A relatively somber mood pervades much of Blues State, even in its uptempo moments, with trumpeter Clay Jenkins’ music bringing to mind something written in the ’50s to the effect that Miles Davis sounded like a man wandering in the wilderness. Miles, of course, always found his way out of that wilderness by discovering the most unexpected and beautiful musical pathways. Jenkins, whose music has Davis as its primary model, isn’t always so fortunate.

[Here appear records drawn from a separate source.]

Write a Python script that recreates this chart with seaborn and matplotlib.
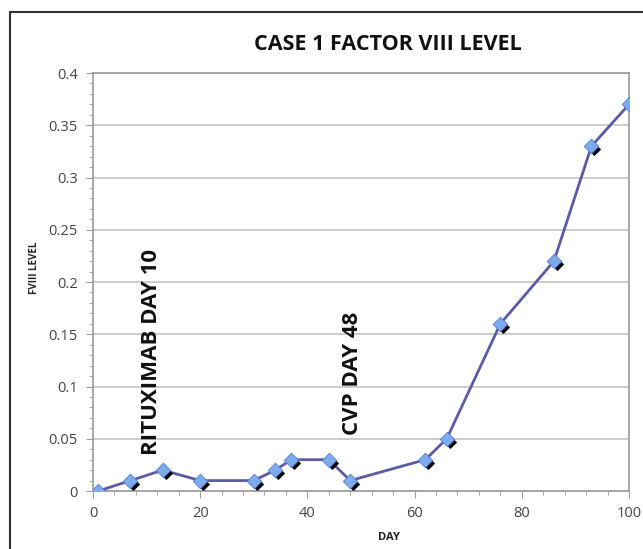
"""
Recreate the Case 1 Factor VIII level chart with seaborn.
"""
import matplotlib
matplotlib.use("Agg")
import matplotlib.pyplot as plt
import matplotlib.transforms as mtransforms
from matplotlib.patches import Rectangle
from matplotlib.ticker import MultipleLocator
import pandas as pd
import seaborn as sns

# data
days = [1, 7, 13, 20, 30, 34, 37, 44, 48, 62, 66, 76, 86, 93, 100]
fviii = [0.0, 0.01, 0.02, 0.01, 0.01, 0.02, 0.03, 0.03, 0.01, 0.03, 0.05,
         0.16, 0.22, 0.33, 0.37]
notes = ["RITUXIMAB DAY 10", "CVP DAY 48"]
note_days = [11, 48.5]
note_levels = [0.034, 0.054]


def main():
    df = pd.DataFrame({"day": days, "level": fviii})

    sns.set_style("white")
    plt.rcParams["font.family"] = ["Open Sans", "DejaVu Sans"]

    fig = plt.figure(figsize=(6.43, 5.49), dpi=100)
    ax = fig.add_axes([0.1446, 0.1056, 0.8336, 0.7614])

    # outer chart frame
    fig.patches.append(Rectangle((10 / 643, -0.05), 1.2, 1 - 12 / 549 + 0.05,
                                 transform=fig.transFigure, fill=False,
                                 edgecolor="#333333", linewidth=1.5))

    sns.lineplot(data=df, x="day", y="level", ax=ax, color="#5b5ba6",
                 linewidth=2, zorder=2)

    # black diamond shadows, slightly offset
    shadow = mtransforms.offset_copy(ax.transData, fig=fig, x=3, y=-3,
                                     units="dots")
    ax.scatter(df["day"], df["level"], marker="D", s=45, color="black",
               transform=shadow, zorder=3, linewidths=0)
    sns.scatterplot(data=df, x="day", y="level", ax=ax, marker="D", s=55,
                    color="#7eaaee", edgecolor="#4f7fd0", linewidth=0.6,
                    zorder=4)

    for txt, d, lv in zip(notes, note_days, note_levels):
        ax.text(d, lv, txt, rotation=90, fontsize=16, fontweight="bold",
                ha="center", va="bottom", color="#111111")

    ax.set_xlim(0, 100)
    ax.set_ylim(0, 0.4)
    ax.xaxis.set_major_locator(MultipleLocator(20))
    ax.xaxis.set_minor_locator(MultipleLocator(4))
    ax.yaxis.set_minor_locator(MultipleLocator(0.01))
    ax.set_yticks([0, 0.05, 0.1, 0.15, 0.2, 0.25, 0.3, 0.35, 0.4])
    ax.set_yticklabels(["0", "0.05", "0.1", "0.15", "0.2", "0.25", "0.3",
                        "0.35", "0.4"])
    ax.grid(axis="y", color="#c8c8c8", linewidth=1.3)
    ax.set_axisbelow(True)

    for side in ["left", "bottom", "right", "top"]:
        ax.spines[side].set_color("#9a9a9a")
        ax.spines[side].set_linewidth(1.2)
    ax.tick_params(axis="both", which="both", direction="out", colors="#9a9a9a",
                   labelcolor="#444444", labelsize=10.5)
    ax.tick_params(axis="both", which="major", length=5, pad=6)
    ax.tick_params(axis="both", which="minor", length=3)
    ax.tick_params(axis="x", which="both", bottom=True)
    ax.tick_params(axis="y", which="both", left=True)

    fig.text(388 / 643, 1 - 45 / 549, "CASE 1 FACTOR VIII LEVEL",
             fontsize=15.5, fontweight="bold", color="#111111", ha="center",
             va="center")
    ax.set_xlabel("DAY", fontsize=8, fontweight="bold", color="#222222")
    ax.xaxis.set_label_coords((389 - 93) / 536, -(532 - 491) / 418)
    ax.set_ylabel("FVIII LEVEL", fontsize=7, fontweight="bold",
                  color="#222222")
    ax.yaxis.set_label_coords(-(93 - 40) / 536, (491 - 268) / 418)

    fig.savefig("out.png", dpi=100)


if __name__ == "__main__":
    main()
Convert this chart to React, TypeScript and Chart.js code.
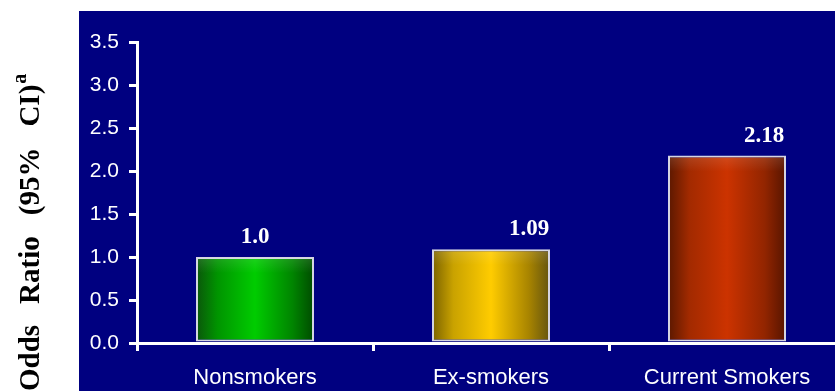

The group concept Jenkins has set up for his player is quite open considering that it’s mostly based on neo-mainstream swing and fairly conventional chord structures. Although the trumpeter is the most daring of the musicians here, guitarist Larry Koonse and pianist Harold Danko also keep the overall direction in a freer mode. Sometimes, however, things go on without fulfilling the goal of telling a story in a cogent fashion. Even with a conception that approaches so-called freebop, the players face the task of communicating with listeners. Oddly enough, Jenkins and his cohorts seem to keep things fairly together on alternating tracks. The opening “Humble Stumble” tends to stumble a bit, followed by “Batik,” an easy ballad that works nicely. The title track is an uneven, bluesy mixture of ideas, while Danko’s “Sizzle” offers some fire in a track that’s largely trumpet and guitar exchanges. “Play a Prayer” is OK but is dragged down by a dirgelike quality. This leads to a playful “Dancing Wildebeests,” a track holding Jenkins’ best solo. The fast “Work First” sputters and seems thrown together. Closing the CD is the easygoing ballad “Waiting for Caleb,” which has mellow charms.
Photos of a blue trumpet sculpture grace the front and back covers of this album, and one wonders why Jenkins or his label failed to pick up on a possibly clever title link. It would have been an easy bit of wordplay to title the album Blue Clay, incorporating both the sculpture material and Jenkins’ first name.